Language Laws Concerning the Slovakian Minority and the Field of Minority Language Use – with special reference to the Hungarian community

Gizella Szabomihaly

 

The author starts out by reviewing, from a historical point of view, the development of language laws from the time of the first Czechoslovakian Republic until the formation of an independent Slovakia. The period between the two world wars is characterised by a comparatively liberal approach to  language policy;  this was mainly due to the agreement on the protection of minorities.  The agreement on minorities (as well as the constitution itself) guaranteed freedom in the use of language to all citizens in private affairs, commerce, religion and the press. In public education a minority language could be used as the language of instruction or even be a compulsorily or optionally taught subject. In between the wars a relatively wide range of language laws dealt with minorities;  the language law valid between 1920 and 1926 lacked lacked fixed directives whereas later it was made too complicated due to over-regulation. The state later made further attempts to reduce the ostensible number of administrative units which would have enabled the existence of the necessary 20% of (minority) residents in a given area required to make the law on language use enforceable.  Between 1939 and 1945 the indigenous groups of the then Slovak Republic experienced no changes in laws on language use relevant for nationalities.  However, after the Second World War, between 1945 and 1948 members of the German and Hungarian minorities were subject to a complete deprivation of civil rights. The latter process also spread to the open use of the mother tongue.  According to the constitutional law accepted in 1968 the state guaranteed: the education law for  Hungarian, German, Polish and Ukrainian nationalities; a law encompassing many-sided cultural developments;  the law allowing citizens to use their language in an official capacity in the area in which they lived; the legal right of association for nationality culture organisations; and the right for minorities to use their own language in their own press and information services. In the 1990s legislation relevant for language use was characterised by two tendencies: in the first the use of  the Slovak language as a symbol of national and state sovereignty was extended and strengthened;  in the second the rights of language use for minorities according to the law – and largely due to international pressure – were regulated.
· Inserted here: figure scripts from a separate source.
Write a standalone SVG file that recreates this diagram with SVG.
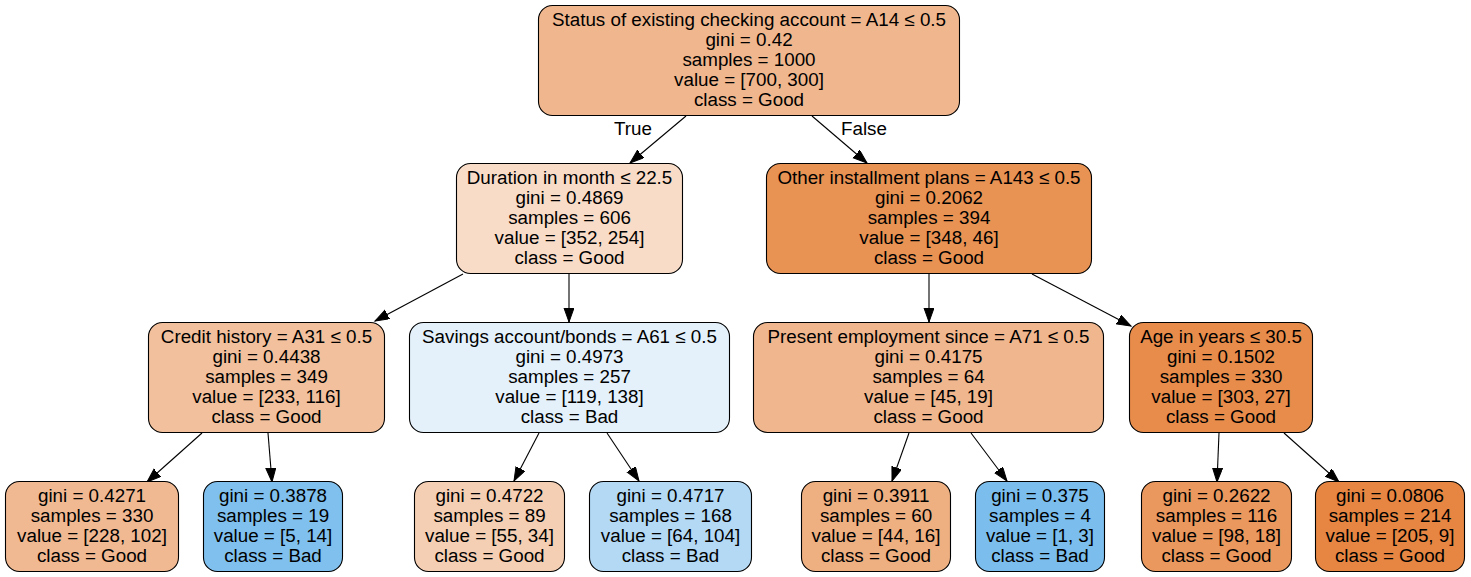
<svg xmlns="http://www.w3.org/2000/svg" width="1471" height="577" viewBox="0 0 1471 577">
<defs>
<style>
.n rect{stroke:#000;stroke-width:1.1;}
text{font-family:"Liberation Sans",Arial,Helvetica,sans-serif;font-size:18.8px;fill:#000;text-anchor:middle;}
.e line{stroke:#000;stroke-width:1.1;}
</style>
<marker id="ah" markerUnits="userSpaceOnUse" markerWidth="16" markerHeight="12" refX="14" refY="5" orient="auto">
<path d="M0,0 L14,5 L0,10 Z" fill="#000" stroke="#000" stroke-width="1"/>
</marker>
</defs>
<rect width="1471" height="577" fill="#fff"/>
<g id="edges" class="e">
<line x1="686" y1="116" x2="630" y2="163" marker-end="url(#ah)"/>
<line x1="812" y1="116" x2="867" y2="163" marker-end="url(#ah)"/>
<line x1="463" y1="274" x2="375" y2="321" marker-end="url(#ah)"/>
<line x1="569" y1="274" x2="569" y2="322" marker-end="url(#ah)"/>
<line x1="929" y1="274" x2="929" y2="322" marker-end="url(#ah)"/>
<line x1="1032" y1="274" x2="1131" y2="326" marker-end="url(#ah)"/>
<line x1="202" y1="433" x2="147" y2="482" marker-end="url(#ah)"/>
<line x1="268" y1="433" x2="272" y2="482" marker-end="url(#ah)"/>
<line x1="539" y1="433" x2="514" y2="481" marker-end="url(#ah)"/>
<line x1="607" y1="433" x2="639" y2="481" marker-end="url(#ah)"/>
<line x1="909" y1="433" x2="892" y2="481" marker-end="url(#ah)"/>
<line x1="971" y1="433" x2="1007" y2="481" marker-end="url(#ah)"/>
<line x1="1219" y1="433" x2="1217" y2="482" marker-end="url(#ah)"/>
<line x1="1284" y1="433" x2="1339" y2="482" marker-end="url(#ah)"/>
<text x="633" y="135">True</text>
<text x="864" y="135">False</text>
</g>
<g id="n0" class="n">
<rect x="538.5" y="5.5" width="421" height="110" rx="14" fill="#f0b78e"/>
<text x="749" y="26">Status of existing checking account = A14 ≤ 0.5</text>
<text x="749" y="46">gini = 0.42</text>
<text x="749" y="66">samples = 1000</text>
<text x="749" y="86">value = [700, 300]</text>
<text x="749" y="106">class = Good</text>
</g>
<g id="n1" class="n">
<rect x="456.5" y="163.5" width="226" height="110" rx="14" fill="#f8dcc8"/>
<text x="569.5" y="184">Duration in month ≤ 22.5</text>
<text x="569.5" y="204">gini = 0.4869</text>
<text x="569.5" y="224">samples = 606</text>
<text x="569.5" y="244">value = [352, 254]</text>
<text x="569.5" y="264">class = Good</text>
</g>
<g id="n8" class="n">
<rect x="766.5" y="163.5" width="325" height="110" rx="14" fill="#e89253"/>
<text x="929" y="184">Other installment plans = A143 ≤ 0.5</text>
<text x="929" y="204">gini = 0.2062</text>
<text x="929" y="224">samples = 394</text>
<text x="929" y="244">value = [348, 46]</text>
<text x="929" y="264">class = Good</text>
</g>
<g id="n2" class="n">
<rect x="148.5" y="322.5" width="236" height="110" rx="14" fill="#f2c09c"/>
<text x="266.5" y="343">Credit history = A31 ≤ 0.5</text>
<text x="266.5" y="363">gini = 0.4438</text>
<text x="266.5" y="383">samples = 349</text>
<text x="266.5" y="403">value = [233, 116]</text>
<text x="266.5" y="423">class = Good</text>
</g>
<g id="n5" class="n">
<rect x="409.5" y="322.5" width="320" height="110" rx="14" fill="#e4f1fb"/>
<text x="569.5" y="343">Savings account/bonds = A61 ≤ 0.5</text>
<text x="569.5" y="363">gini = 0.4973</text>
<text x="569.5" y="383">samples = 257</text>
<text x="569.5" y="403">value = [119, 138]</text>
<text x="569.5" y="423">class = Bad</text>
</g>
<g id="n9" class="n">
<rect x="753.5" y="322.5" width="350" height="110" rx="14" fill="#f0b68d"/>
<text x="928.5" y="343">Present employment since = A71 ≤ 0.5</text>
<text x="928.5" y="363">gini = 0.4175</text>
<text x="928.5" y="383">samples = 64</text>
<text x="928.5" y="403">value = [45, 19]</text>
<text x="928.5" y="423">class = Good</text>
</g>
<g id="n12" class="n">
<rect x="1129.5" y="322.5" width="183" height="110" rx="14" fill="#e78c4b"/>
<text x="1221" y="343">Age in years ≤ 30.5</text>
<text x="1221" y="363">gini = 0.1502</text>
<text x="1221" y="383">samples = 330</text>
<text x="1221" y="403">value = [303, 27]</text>
<text x="1221" y="423">class = Good</text>
</g>
<g id="n3" class="n">
<rect x="5.5" y="481.5" width="173" height="90" rx="14" fill="#f1b992"/>
<text x="92" y="502">gini = 0.4271</text>
<text x="92" y="522">samples = 330</text>
<text x="92" y="542">value = [228, 102]</text>
<text x="92" y="562">class = Good</text>
</g>
<g id="n4" class="n">
<rect x="203.5" y="481.5" width="139" height="90" rx="14" fill="#80c0ee"/>
<text x="273" y="502">gini = 0.3878</text>
<text x="273" y="522">samples = 19</text>
<text x="273" y="542">value = [5, 14]</text>
<text x="273" y="562">class = Bad</text>
</g>
<g id="n6" class="n">
<rect x="414.5" y="481.5" width="150" height="90" rx="14" fill="#f5cfb3"/>
<text x="489.5" y="502">gini = 0.4722</text>
<text x="489.5" y="522">samples = 89</text>
<text x="489.5" y="542">value = [55, 34]</text>
<text x="489.5" y="562">class = Good</text>
</g>
<g id="n7" class="n">
<rect x="589.5" y="481.5" width="162" height="90" rx="14" fill="#b3d9f5"/>
<text x="670.5" y="502">gini = 0.4717</text>
<text x="670.5" y="522">samples = 168</text>
<text x="670.5" y="542">value = [64, 104]</text>
<text x="670.5" y="562">class = Bad</text>
</g>
<g id="n10" class="n">
<rect x="801.5" y="481.5" width="149" height="90" rx="14" fill="#eeaf81"/>
<text x="876" y="502">gini = 0.3911</text>
<text x="876" y="522">samples = 60</text>
<text x="876" y="542">value = [44, 16]</text>
<text x="876" y="562">class = Good</text>
</g>
<g id="n11" class="n">
<rect x="975.5" y="481.5" width="129" height="90" rx="14" fill="#7bbeee"/>
<text x="1040" y="502">gini = 0.375</text>
<text x="1040" y="522">samples = 4</text>
<text x="1040" y="542">value = [1, 3]</text>
<text x="1040" y="562">class = Bad</text>
</g>
<g id="n13" class="n">
<rect x="1141.5" y="481.5" width="150" height="90" rx="14" fill="#ea985d"/>
<text x="1216.5" y="502">gini = 0.2622</text>
<text x="1216.5" y="522">samples = 116</text>
<text x="1216.5" y="542">value = [98, 18]</text>
<text x="1216.5" y="562">class = Good</text>
</g>
<g id="n14" class="n">
<rect x="1315.5" y="481.5" width="149" height="90" rx="14" fill="#e68642"/>
<text x="1390" y="502">gini = 0.0806</text>
<text x="1390" y="522">samples = 214</text>
<text x="1390" y="542">value = [205, 9]</text>
<text x="1390" y="562">class = Good</text>
</g>
</svg>
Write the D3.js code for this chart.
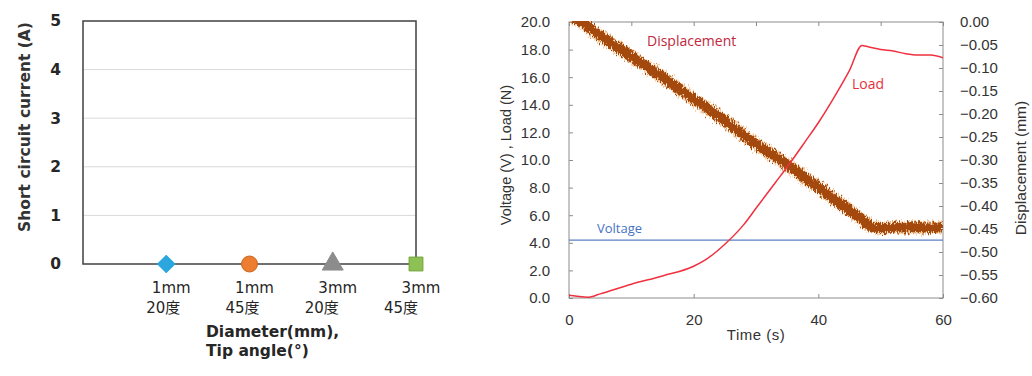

Documents concerning the protection of international minorities – such as the Charter or the European Council Framework Agreement on the Protection of  Minorities – were only observed in a restricted way in Slovakia, and then only after several years of waiting for ratification. The author analyses the 1990 language law and the state language law which was announced on 1 January 1996. These touch upon regulations concerning the mother language and the permission to use it with respect to family names and surnames, the law for the registration of births, marriages and deaths, and the displaying of a settlement’s minority language name. All this can be regarded in a positive light. The essence of the 1996 state language law compared to earlier laws was that it extended the prescribed orders for the use of the official language to educational matters, mass communications, general education, organisations for public security, the army, the fire service, court procedures, economic life and the health service. In its sense the law implies that on the territory of the Slovak Republic the Slovak language enjoys advantages over any other language; this has all kinds of implications for the official language in the spoken word and in writing. There were protests about the state language law both at home and abroad and due to this pressure the parliament committed itself to drawing up laws for the rights of minorities. This came about in 1999 but it was only relevant on an official basis in those settlements where the minority population reached at least 20% of the majority population.

In the other parts of the study the author shows how effective the above laws have been on a day-to-day  basis in education, in the system of justice, in public education, in mass communications, culture, religion and in economic spheres of life. In the end she comes to the conclusion that one can speak about the defence of minorities in Slovakia as being at most passive, and it only reaches the minimum of European norms.